START Data section

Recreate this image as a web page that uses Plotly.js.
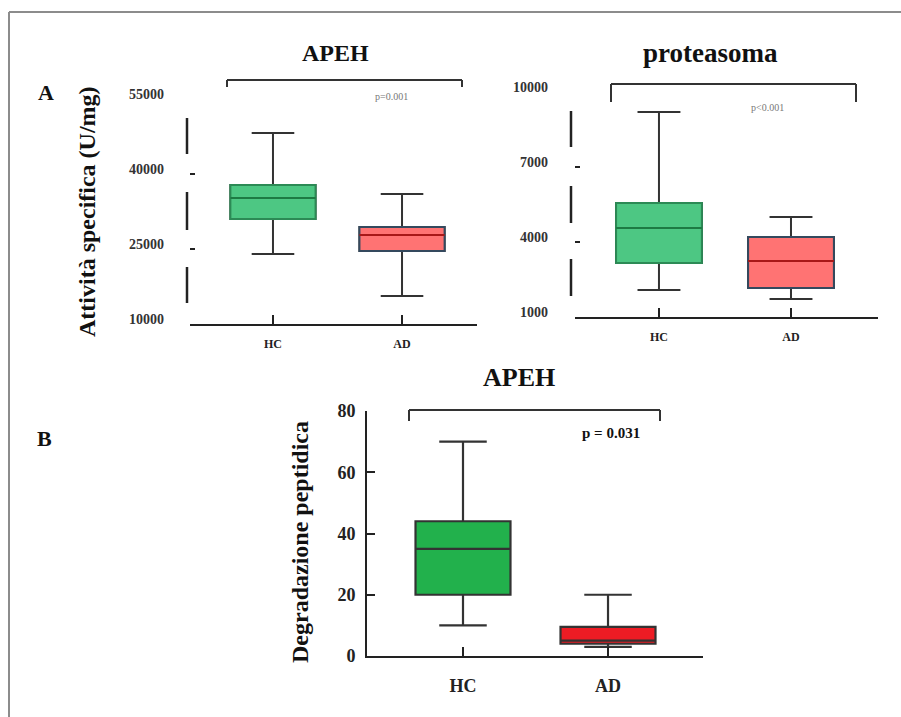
<!DOCTYPE html>
<html>
<head>
<meta charset="utf-8">
<script src="https://cdn.plot.ly/plotly-3.0.1.min.js"></script>
<style>html,body{margin:0;padding:0;background:#fff;}#chart{width:901px;height:717px;}</style>
</head>
<body>
<div id="chart"></div>
<script>
// ---------- data ----------
const groups = ['HC', 'AD'];

// Panel A – APEH, specific activity (U/mg)
const apehLower  = [24000, 15600];
const apehQ1     = [31000, 24600];
const apehMedian = [35200, 27800];
const apehQ3     = [37800, 29400];
const apehUpper  = [48200, 36000];
const apehTicks  = [10000, 25000, 40000, 55000];

// Panel A – proteasoma, specific activity (U/mg)
const protLower  = [2080, 1720];
const protQ1     = [3160, 2160];
const protMedian = [4560, 3240];
const protQ3     = [5560, 4200];
const protUpper  = [9200, 5000];
const protTicks  = [1000, 4000, 7000, 10000];

// Panel B – APEH, peptide degradation
const degLower  = [10, 3];
const degQ1     = [20, 4];
const degMedian = [35, 5];
const degQ3     = [44, 9.5];
const degUpper  = [70, 20];
const degTicks  = [0, 20, 40, 60, 80];

const pTexts = ['p=0.001', 'p<0.001', 'p = 0.031'];
const titles = ['APEH', 'proteasoma', 'APEH'];
const yTitles = ['Attività specifica (U/mg)', 'Degradazione peptidica'];

// ---------- layout helpers ----------
const W = 901, H = 717;
const px = v => v / W;
const py = v => 1 - v / H;
const SERIF = '"Liberation Serif", "Times New Roman", serif';

const topFill   = ['#4dc783', '#ff7373'];
const topOutline= ['#2c8a55', '#34495e'];
const topMedian = ['#1d7a43', '#a81818'];
const botFill   = ['#22b14c', '#ed1c24'];

const traces = [];
function addLayered(xa, ya, lo, q1, med, q3, up, fills, outlines, medians, width) {
  groups.forEach((g, i) => {
    // whiskers
    traces.push({type: 'box', x: [g], q1: [q1[i]], median: [med[i]], q3: [q3[i]],
      lowerfence: [lo[i]], upperfence: [up[i]], xaxis: xa, yaxis: ya,
      fillcolor: fills[i], line: {color: '#333333', width: 2}, width: width, whiskerwidth: 0.5,
      boxpoints: false, showlegend: false, hoverinfo: 'skip'});
    // box outline
    traces.push({type: 'box', x: [g], q1: [q1[i]], median: [med[i]], q3: [q3[i]],
      lowerfence: [q1[i]], upperfence: [q3[i]], xaxis: xa, yaxis: ya,
      fillcolor: fills[i], line: {color: outlines[i], width: 2}, width: width, whiskerwidth: 0,
      boxpoints: false, showlegend: false, hoverinfo: 'skip'});
    // median
    traces.push({type: 'box', x: [g], q1: [med[i]], median: [med[i]], q3: [med[i]],
      lowerfence: [med[i]], upperfence: [med[i]], xaxis: xa, yaxis: ya,
      fillcolor: 'rgba(0,0,0,0)', line: {color: medians[i], width: 2}, width: width, whiskerwidth: 0,
      boxpoints: false, showlegend: false, hoverinfo: 'skip'});
  });
}
addLayered('x', 'y', apehLower, apehQ1, apehMedian, apehQ3, apehUpper, topFill, topOutline, topMedian, 0.66);
addLayered('x2', 'y2', protLower, protQ1, protMedian, protQ3, protUpper, topFill, topOutline, topMedian, 0.65);
groups.forEach((g, i) => {
  traces.push({type: 'box', x: [g], q1: [degQ1[i]], median: [degMedian[i]], q3: [degQ3[i]],
    lowerfence: [degLower[i]], upperfence: [degUpper[i]], xaxis: 'x3', yaxis: 'y3',
    fillcolor: botFill[i], line: {color: '#333333', width: 2.2}, width: 0.655, whiskerwidth: 0.5,
    boxpoints: false, showlegend: false, hoverinfo: 'skip'});
});

function xAxis(d0, d1, r0, r1, anchor, fsize, standoff) {
  return {domain: [px(d0), px(d1)], range: [r0, r1], type: 'category', categoryarray: groups,
    anchor: anchor, showline: true, linecolor: '#222', linewidth: 2, ticks: 'inside', ticklen: 9,
    tickwidth: 2, tickcolor: '#222', showgrid: false, zeroline: false, fixedrange: true,
    ticklabelstandoff: standoff,
    tickfont: {family: SERIF, size: fsize, color: '#222', weight: 'bold'}};
}
function yAxis(d0, d1, range, ticks, anchor, opts) {
  return Object.assign({domain: [py(d1), py(d0)], range: range, tickvals: ticks, ticktext: ticks.map(String),
    anchor: anchor, showline: false, ticks: 'inside', ticklen: 5, tickwidth: 2.5, tickcolor: '#222',
    showgrid: false, zeroline: false, fixedrange: true, ticklabelshift: -5,
    tickfont: {family: SERIF, size: 14, color: '#333', weight: 'bold'}}, opts || {});
}

const layout = {
  width: W, height: H, margin: {l: 0, r: 0, t: 0, b: 0},
  paper_bgcolor: '#ffffff', plot_bgcolor: 'rgba(0,0,0,0)', showlegend: false, boxmode: 'overlay',
  xaxis:  xAxis(190, 477, -0.643, 1.581, 'y', 12, 8),
  yaxis:  yAxis(99, 324, [10000, 55000], apehTicks, 'x', {ticklabelstandoff: 25}),
  xaxis2: xAxis(575, 878, -0.636, 1.659, 'y2', 12, 8),
  yaxis2: yAxis(92, 317, [1000, 10000], protTicks, 'x2', {ticklabelstandoff: 26}),
  xaxis3: xAxis(367, 703, -0.662, 1.655, 'y3', 18, 12),
  yaxis3: yAxis(411, 656, [0, 80], degTicks, 'x3', {showline: true, linecolor: '#222', linewidth: 2,
    ticklen: 8, tickwidth: 2, ticklabelstandoff: 6, ticklabelshift: 0,
    tickfont: {family: SERIF, size: 18, color: '#222', weight: 'bold'}}),
  annotations: [],
  shapes: []
};

function ann(text, x, y, size, opts) {
  layout.annotations.push(Object.assign({text: text, x: px(x), y: py(y), xref: 'paper', yref: 'paper',
    xanchor: 'center', yanchor: 'middle', showarrow: false,
    font: {family: SERIF, size: size, color: '#111', weight: 'bold'}}, opts || {}));
}
ann(titles[0], 335, 53, 24);
ann(titles[1], 710, 53, 27);
ann(titles[2], 519, 377, 26);
ann('A', 46, 93, 22);
ann('B', 44, 438, 22);
ann(yTitles[0], 87, 212, 24, {textangle: -90});
ann(yTitles[1], 300, 542, 24, {textangle: -90});
ann(pTexts[0], 391, 97, 10, {font: {family: SERIF, size: 10, color: '#777'}});
ann(pTexts[1], 767, 107, 10, {font: {family: SERIF, size: 10, color: '#777'}});
ann(pTexts[2], 611, 433, 15);

function line(x0, y0, x1, y1, color, width) {
  layout.shapes.push({type: 'line', xref: 'paper', yref: 'paper',
    x0: px(x0), y0: py(y0), x1: px(x1), y1: py(y1), line: {color: color, width: width}});
}
// frame
line(9, 12, 9, 717, '#8c8c8c', 2);
line(9, 12, 901, 12, '#8c8c8c', 2);
// brackets
function bracket(x0, x1, yt, yb) {
  line(x0, yb, x0, yt, '#333', 2);
  line(x0, yt, x1, yt, '#333', 2);
  line(x1, yt, x1, yb, '#333', 2);
}
bracket(227, 462, 80, 87);
bracket(611, 856, 84, 102);
bracket(409, 660, 410, 421);
// broken y axes (panel A)
[[118, 154], [192, 230], [267, 303]].forEach(s => line(187, s[0], 187, s[1], '#222', 2.5));
[[111, 147], [186, 223], [259, 296]].forEach(s => line(571, s[0], 571, s[1], '#222', 2.5));

Plotly.newPlot('chart', traces, layout, {displayModeBar: false, staticPlot: true});
</script>
</body>
</html>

END Data section

Repeat the material above in full and exactly, omitting the pictures.

Recreate this image as a web page that uses Plotly.js.
<!DOCTYPE html>
<html>
<head>
<meta charset="utf-8">
<script src="https://cdn.plot.ly/plotly-3.0.1.min.js"></script>
<style>html,body{margin:0;padding:0;background:#fff;}#chart{width:901px;height:717px;}</style>
</head>
<body>
<div id="chart"></div>
<script>
// ---------- data ----------
const groups = ['HC', 'AD'];

// Panel A – APEH, specific activity (U/mg)
const apehLower  = [24000, 15600];
const apehQ1     = [31000, 24600];
const apehMedian = [35200, 27800];
const apehQ3     = [37800, 29400];
const apehUpper  = [48200, 36000];
const apehTicks  = [10000, 25000, 40000, 55000];

// Panel A – proteasoma, specific activity (U/mg)
const protLower  = [2080, 1720];
const protQ1     = [3160, 2160];
const protMedian = [4560, 3240];
const protQ3     = [5560, 4200];
const protUpper  = [9200, 5000];
const protTicks  = [1000, 4000, 7000, 10000];

// Panel B – APEH, peptide degradation
const degLower  = [10, 3];
const degQ1     = [20, 4];
const degMedian = [35, 5];
const degQ3     = [44, 9.5];
const degUpper  = [70, 20];
const degTicks  = [0, 20, 40, 60, 80];

const pTexts = ['p=0.001', 'p<0.001', 'p = 0.031'];
const titles = ['APEH', 'proteasoma', 'APEH'];
const yTitles = ['Attività specifica (U/mg)', 'Degradazione peptidica'];

// ---------- layout helpers ----------
const W = 901, H = 717;
const px = v => v / W;
const py = v => 1 - v / H;
const SERIF = '"Liberation Serif", "Times New Roman", serif';

const topFill   = ['#4dc783', '#ff7373'];
const topOutline= ['#2c8a55', '#34495e'];
const topMedian = ['#1d7a43', '#a81818'];
const botFill   = ['#22b14c', '#ed1c24'];

const traces = [];
function addLayered(xa, ya, lo, q1, med, q3, up, fills, outlines, medians, width) {
  groups.forEach((g, i) => {
    // whiskers
    traces.push({type: 'box', x: [g], q1: [q1[i]], median: [med[i]], q3: [q3[i]],
      lowerfence: [lo[i]], upperfence: [up[i]], xaxis: xa, yaxis: ya,
      fillcolor: fills[i], line: {color: '#333333', width: 2}, width: width, whiskerwidth: 0.5,
      boxpoints: false, showlegend: false, hoverinfo: 'skip'});
    // box outline
    traces.push({type: 'box', x: [g], q1: [q1[i]], median: [med[i]], q3: [q3[i]],
      lowerfence: [q1[i]], upperfence: [q3[i]], xaxis: xa, yaxis: ya,
      fillcolor: fills[i], line: {color: outlines[i], width: 2}, width: width, whiskerwidth: 0,
      boxpoints: false, showlegend: false, hoverinfo: 'skip'});
    // median
    traces.push({type: 'box', x: [g], q1: [med[i]], median: [med[i]], q3: [med[i]],
      lowerfence: [med[i]], upperfence: [med[i]], xaxis: xa, yaxis: ya,
      fillcolor: 'rgba(0,0,0,0)', line: {color: medians[i], width: 2}, width: width, whiskerwidth: 0,
      boxpoints: false, showlegend: false, hoverinfo: 'skip'});
  });
}
addLayered('x', 'y', apehLower, apehQ1, apehMedian, apehQ3, apehUpper, topFill, topOutline, topMedian, 0.66);
addLayered('x2', 'y2', protLower, protQ1, protMedian, protQ3, protUpper, topFill, topOutline, topMedian, 0.65);
groups.forEach((g, i) => {
  traces.push({type: 'box', x: [g], q1: [degQ1[i]], median: [degMedian[i]], q3: [degQ3[i]],
    lowerfence: [degLower[i]], upperfence: [degUpper[i]], xaxis: 'x3', yaxis: 'y3',
    fillcolor: botFill[i], line: {color: '#333333', width: 2.2}, width: 0.655, whiskerwidth: 0.5,
    boxpoints: false, showlegend: false, hoverinfo: 'skip'});
});

function xAxis(d0, d1, r0, r1, anchor, fsize, standoff) {
  return {domain: [px(d0), px(d1)], range: [r0, r1], type: 'category', categoryarray: groups,
    anchor: anchor, showline: true, linecolor: '#222', linewidth: 2, ticks: 'inside', ticklen: 9,
    tickwidth: 2, tickcolor: '#222', showgrid: false, zeroline: false, fixedrange: true,
    ticklabelstandoff: standoff,
    tickfont: {family: SERIF, size: fsize, color: '#222', weight: 'bold'}};
}
function yAxis(d0, d1, range, ticks, anchor, opts) {
  return Object.assign({domain: [py(d1), py(d0)], range: range, tickvals: ticks, ticktext: ticks.map(String),
    anchor: anchor, showline: false, ticks: 'inside', ticklen: 5, tickwidth: 2.5, tickcolor: '#222',
    showgrid: false, zeroline: false, fixedrange: true, ticklabelshift: -5,
    tickfont: {family: SERIF, size: 14, color: '#333', weight: 'bold'}}, opts || {});
}

const layout = {
  width: W, height: H, margin: {l: 0, r: 0, t: 0, b: 0},
  paper_bgcolor: '#ffffff', plot_bgcolor: 'rgba(0,0,0,0)', showlegend: false, boxmode: 'overlay',
  xaxis:  xAxis(190, 477, -0.643, 1.581, 'y', 12, 8),
  yaxis:  yAxis(99, 324, [10000, 55000], apehTicks, 'x', {ticklabelstandoff: 25}),
  xaxis2: xAxis(575, 878, -0.636, 1.659, 'y2', 12, 8),
  yaxis2: yAxis(92, 317, [1000, 10000], protTicks, 'x2', {ticklabelstandoff: 26}),
  xaxis3: xAxis(367, 703, -0.662, 1.655, 'y3', 18, 12),
  yaxis3: yAxis(411, 656, [0, 80], degTicks, 'x3', {showline: true, linecolor: '#222', linewidth: 2,
    ticklen: 8, tickwidth: 2, ticklabelstandoff: 6, ticklabelshift: 0,
    tickfont: {family: SERIF, size: 18, color: '#222', weight: 'bold'}}),
  annotations: [],
  shapes: []
};

function ann(text, x, y, size, opts) {
  layout.annotations.push(Object.assign({text: text, x: px(x), y: py(y), xref: 'paper', yref: 'paper',
    xanchor: 'center', yanchor: 'middle', showarrow: false,
    font: {family: SERIF, size: size, color: '#111', weight: 'bold'}}, opts || {}));
}
ann(titles[0], 335, 53, 24);
ann(titles[1], 710, 53, 27);
ann(titles[2], 519, 377, 26);
ann('A', 46, 93, 22);
ann('B', 44, 438, 22);
ann(yTitles[0], 87, 212, 24, {textangle: -90});
ann(yTitles[1], 300, 542, 24, {textangle: -90});
ann(pTexts[0], 391, 97, 10, {font: {family: SERIF, size: 10, color: '#777'}});
ann(pTexts[1], 767, 107, 10, {font: {family: SERIF, size: 10, color: '#777'}});
ann(pTexts[2], 611, 433, 15);

function line(x0, y0, x1, y1, color, width) {
  layout.shapes.push({type: 'line', xref: 'paper', yref: 'paper',
    x0: px(x0), y0: py(y0), x1: px(x1), y1: py(y1), line: {color: color, width: width}});
}
// frame
line(9, 12, 9, 717, '#8c8c8c', 2);
line(9, 12, 901, 12, '#8c8c8c', 2);
// brackets
function bracket(x0, x1, yt, yb) {
  line(x0, yb, x0, yt, '#333', 2);
  line(x0, yt, x1, yt, '#333', 2);
  line(x1, yt, x1, yb, '#333', 2);
}
bracket(227, 462, 80, 87);
bracket(611, 856, 84, 102);
bracket(409, 660, 410, 421);
// broken y axes (panel A)
[[118, 154], [192, 230], [267, 303]].forEach(s => line(187, s[0], 187, s[1], '#222', 2.5));
[[111, 147], [186, 223], [259, 296]].forEach(s => line(571, s[0], 571, s[1], '#222', 2.5));

Plotly.newPlot('chart', traces, layout, {displayModeBar: false, staticPlot: true});
</script>
</body>
</html>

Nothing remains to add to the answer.